Thursday, September 27, 2007
Simulated Cyberattack Shows Hackers Blasting Away at the Power Grid
The Associated Press has obtained a video made for the Department of Homeland Security that shows a simulated hacker attack on a power station that doesn't end well for a turbine. In the video the latter goes spinning out of control and spits out pieces of the turbine as well as smoke before it, presumably, dies a noisy, dramatic death (see photo at right).
The test attack, conducted in March by the Idaho National Laboratory for DHS, exploited a programming vulnerability in SCADA systems (Supervisory Control and Data Acquisition systems), the computer systems that control electric, water and chemical plants throughout the U.S. The test was intended to show how a remote digital attack by hackers could cause real-world damage beyond the computer used to conduct the attack.
The programming flaw has since been fixed, but that doesn't mean other flaws don't exist. SCADA systems were never designed with security in mind and have long been considered vulnerable to attack.

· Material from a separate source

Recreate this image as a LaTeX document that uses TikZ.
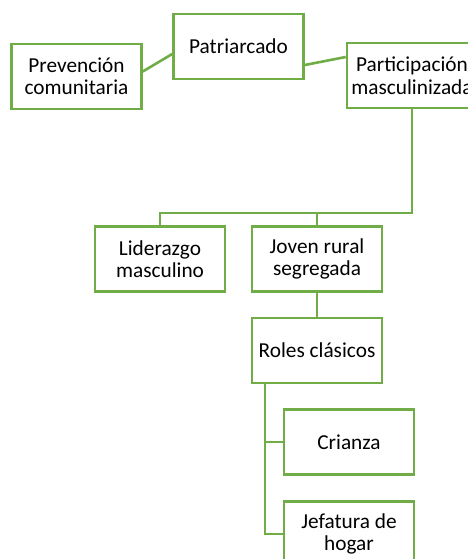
\documentclass[tikz,border=0pt]{standalone}
\usepackage{fontspec}
\setmainfont{Carlito}
\definecolor{boxgreen}{RGB}{112,173,71}
\begin{document}
\begin{tikzpicture}[x=1pt,y=-1pt,
  box/.style={draw=boxgreen,line width=2.6pt,fill=white,minimum width=130pt,minimum height=65pt,
    inner sep=0pt,align=center,font=\fontsize{21.3}{22.5}\selectfont,text=black},
  link/.style={draw=boxgreen,line width=2.6pt}]
\useasboundingbox[clip] (0,0) rectangle (468,559);
\node[box] (prev) at (76.5,76.5) {Prevención\\comunitaria};
\node[box] (pat) at (238.5,46.5) {Patriarcado};
\node[box] (part) at (412,75.5) {Participación\\masculinizada};
\node[box] (lid) at (160,259) {Liderazgo\\masculino};
\node[box] (jov) at (317,259) {Joven rural\\segregada};
\node[box] (rol) at (317,350.5) {Roles clásicos};
\node[box] (cri) at (349,442) {Crianza};
\node[box] (jef) at (349,534) {Jefatura de\\hogar};
\coordinate (hy) at (0,213);
\coordinate (rx) at (265,0);
\draw[link] ([yshift=5pt]prev.east) -- ([yshift=-7.5pt]pat.west);
\draw[link] ([yshift=-18.5pt]pat.east) -- ([yshift=18.5pt]part.west);
\draw[link] (part.south) -- (part.south |- hy) -- (lid.north |- hy) -- (lid.north);
\draw[link] (jov.north |- hy) -- (jov.north);
\draw[link] (jov.south) -- (rol.north);
\draw[link] (rx |- rol.south) -- (rx |- jef.west) -- (jef.west);
\draw[link] (rx |- cri.west) -- (cri.west);
\end{tikzpicture}
\end{document}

Government officials claimed in 2002 that they had uncovered evidence that members of al Qaeda had explored vulnerabilities in SCADA systems in order to conduct such attacks on utilities.
But experts have always disagreed about the degree of damage a remote attacker could do to the power grid or water system via computer or the likelihood that someone would even choose such an attack as opposed to a physical attack with a bomb or other sabotage method that would be far more effective.
Unfortunately, cybarmageddonists are likely to seize this story and spin it wildly out of control to monger fear, ignoring a few comments in the AP story that suggest the demonstration may have exaggerated the risk.